(Saved data entries)
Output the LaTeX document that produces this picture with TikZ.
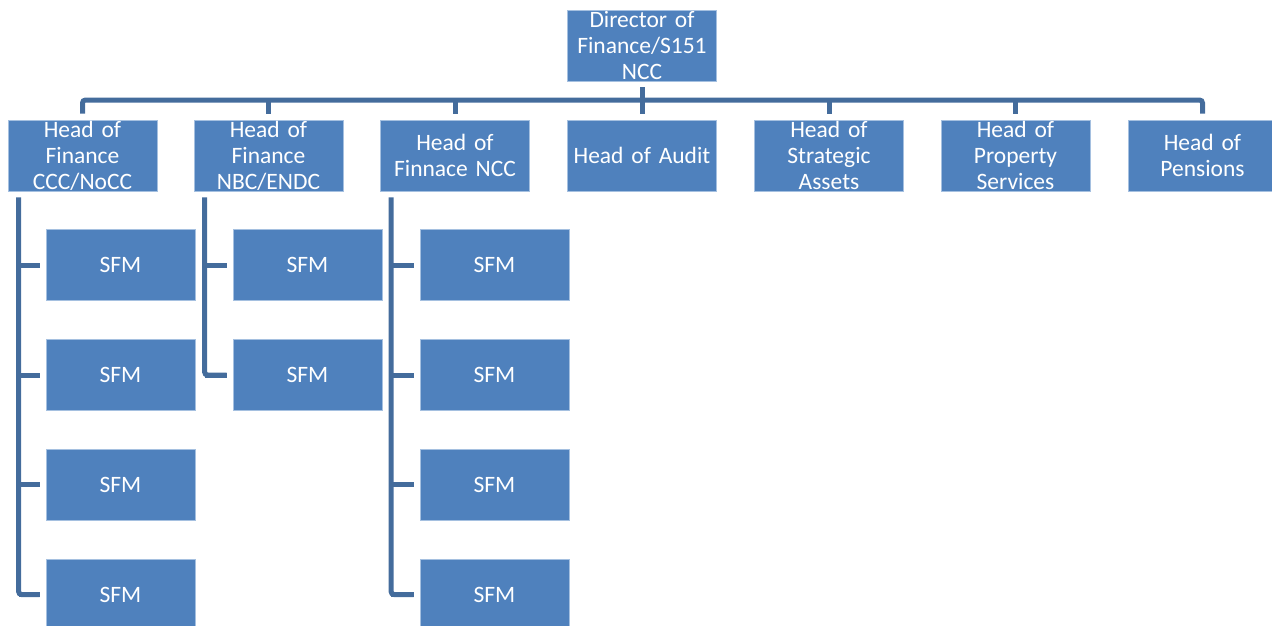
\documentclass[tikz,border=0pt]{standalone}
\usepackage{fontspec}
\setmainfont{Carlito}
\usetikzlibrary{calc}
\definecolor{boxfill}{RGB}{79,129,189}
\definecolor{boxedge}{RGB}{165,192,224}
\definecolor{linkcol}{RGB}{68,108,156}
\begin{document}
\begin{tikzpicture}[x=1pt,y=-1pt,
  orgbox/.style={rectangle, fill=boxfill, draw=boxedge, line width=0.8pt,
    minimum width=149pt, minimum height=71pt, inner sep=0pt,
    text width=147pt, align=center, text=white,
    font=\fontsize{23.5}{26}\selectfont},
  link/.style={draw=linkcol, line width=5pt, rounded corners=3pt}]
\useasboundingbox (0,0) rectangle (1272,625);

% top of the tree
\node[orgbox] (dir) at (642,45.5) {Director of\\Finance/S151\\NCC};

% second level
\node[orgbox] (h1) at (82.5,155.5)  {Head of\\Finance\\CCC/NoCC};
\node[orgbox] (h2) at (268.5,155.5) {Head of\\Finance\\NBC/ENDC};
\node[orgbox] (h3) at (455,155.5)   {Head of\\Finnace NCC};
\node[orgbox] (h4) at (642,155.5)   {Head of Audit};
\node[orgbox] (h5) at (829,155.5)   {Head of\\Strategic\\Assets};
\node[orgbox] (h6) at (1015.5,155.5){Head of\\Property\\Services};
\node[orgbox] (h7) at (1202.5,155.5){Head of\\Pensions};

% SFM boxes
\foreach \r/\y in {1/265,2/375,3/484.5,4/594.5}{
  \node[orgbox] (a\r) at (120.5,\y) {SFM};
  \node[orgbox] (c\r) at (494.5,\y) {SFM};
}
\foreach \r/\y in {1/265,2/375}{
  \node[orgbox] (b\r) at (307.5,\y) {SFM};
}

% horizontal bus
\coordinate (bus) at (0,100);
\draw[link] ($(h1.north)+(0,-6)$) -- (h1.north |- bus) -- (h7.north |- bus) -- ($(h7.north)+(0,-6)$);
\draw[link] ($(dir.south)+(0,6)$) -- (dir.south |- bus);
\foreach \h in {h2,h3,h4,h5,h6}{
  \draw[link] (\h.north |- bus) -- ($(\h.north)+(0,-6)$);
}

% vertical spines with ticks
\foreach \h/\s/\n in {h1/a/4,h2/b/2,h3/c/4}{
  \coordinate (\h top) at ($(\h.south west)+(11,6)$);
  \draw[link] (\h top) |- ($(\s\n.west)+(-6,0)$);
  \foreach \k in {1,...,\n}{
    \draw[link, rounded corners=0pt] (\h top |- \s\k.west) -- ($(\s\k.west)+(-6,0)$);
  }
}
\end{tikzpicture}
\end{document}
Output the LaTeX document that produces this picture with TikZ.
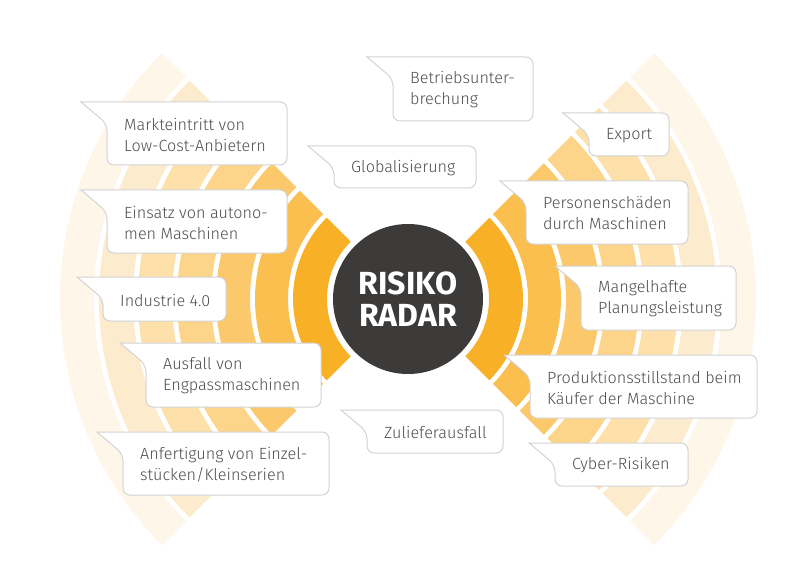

> [EXERCISE DESCRIPTION]: Retype each record exactly as it stands, but do not include the pictures.

> [THE ANSWER]:
Output the LaTeX document that produces this picture with TikZ.
\documentclass[tikz,border=0pt]{standalone}
\usepackage{fontspec}
\setmainfont{Carlito}
\usetikzlibrary{calc}
\definecolor{boxfill}{RGB}{79,129,189}
\definecolor{boxedge}{RGB}{165,192,224}
\definecolor{linkcol}{RGB}{68,108,156}
\begin{document}
\begin{tikzpicture}[x=1pt,y=-1pt,
  orgbox/.style={rectangle, fill=boxfill, draw=boxedge, line width=0.8pt,
    minimum width=149pt, minimum height=71pt, inner sep=0pt,
    text width=147pt, align=center, text=white,
    font=\fontsize{23.5}{26}\selectfont},
  link/.style={draw=linkcol, line width=5pt, rounded corners=3pt}]
\useasboundingbox (0,0) rectangle (1272,625);

% top of the tree
\node[orgbox] (dir) at (642,45.5) {Director of\\Finance/S151\\NCC};

% second level
\node[orgbox] (h1) at (82.5,155.5)  {Head of\\Finance\\CCC/NoCC};
\node[orgbox] (h2) at (268.5,155.5) {Head of\\Finance\\NBC/ENDC};
\node[orgbox] (h3) at (455,155.5)   {Head of\\Finnace NCC};
\node[orgbox] (h4) at (642,155.5)   {Head of Audit};
\node[orgbox] (h5) at (829,155.5)   {Head of\\Strategic\\Assets};
\node[orgbox] (h6) at (1015.5,155.5){Head of\\Property\\Services};
\node[orgbox] (h7) at (1202.5,155.5){Head of\\Pensions};

% SFM boxes
\foreach \r/\y in {1/265,2/375,3/484.5,4/594.5}{
  \node[orgbox] (a\r) at (120.5,\y) {SFM};
  \node[orgbox] (c\r) at (494.5,\y) {SFM};
}
\foreach \r/\y in {1/265,2/375}{
  \node[orgbox] (b\r) at (307.5,\y) {SFM};
}

% horizontal bus
\coordinate (bus) at (0,100);
\draw[link] ($(h1.north)+(0,-6)$) -- (h1.north |- bus) -- (h7.north |- bus) -- ($(h7.north)+(0,-6)$);
\draw[link] ($(dir.south)+(0,6)$) -- (dir.south |- bus);
\foreach \h in {h2,h3,h4,h5,h6}{
  \draw[link] (\h.north |- bus) -- ($(\h.north)+(0,-6)$);
}

% vertical spines with ticks
\foreach \h/\s/\n in {h1/a/4,h2/b/2,h3/c/4}{
  \coordinate (\h top) at ($(\h.south west)+(11,6)$);
  \draw[link] (\h top) |- ($(\s\n.west)+(-6,0)$);
  \foreach \k in {1,...,\n}{
    \draw[link, rounded corners=0pt] (\h top |- \s\k.west) -- ($(\s\k.west)+(-6,0)$);
  }
}
\end{tikzpicture}
\end{document}
Output the LaTeX document that produces this picture with TikZ.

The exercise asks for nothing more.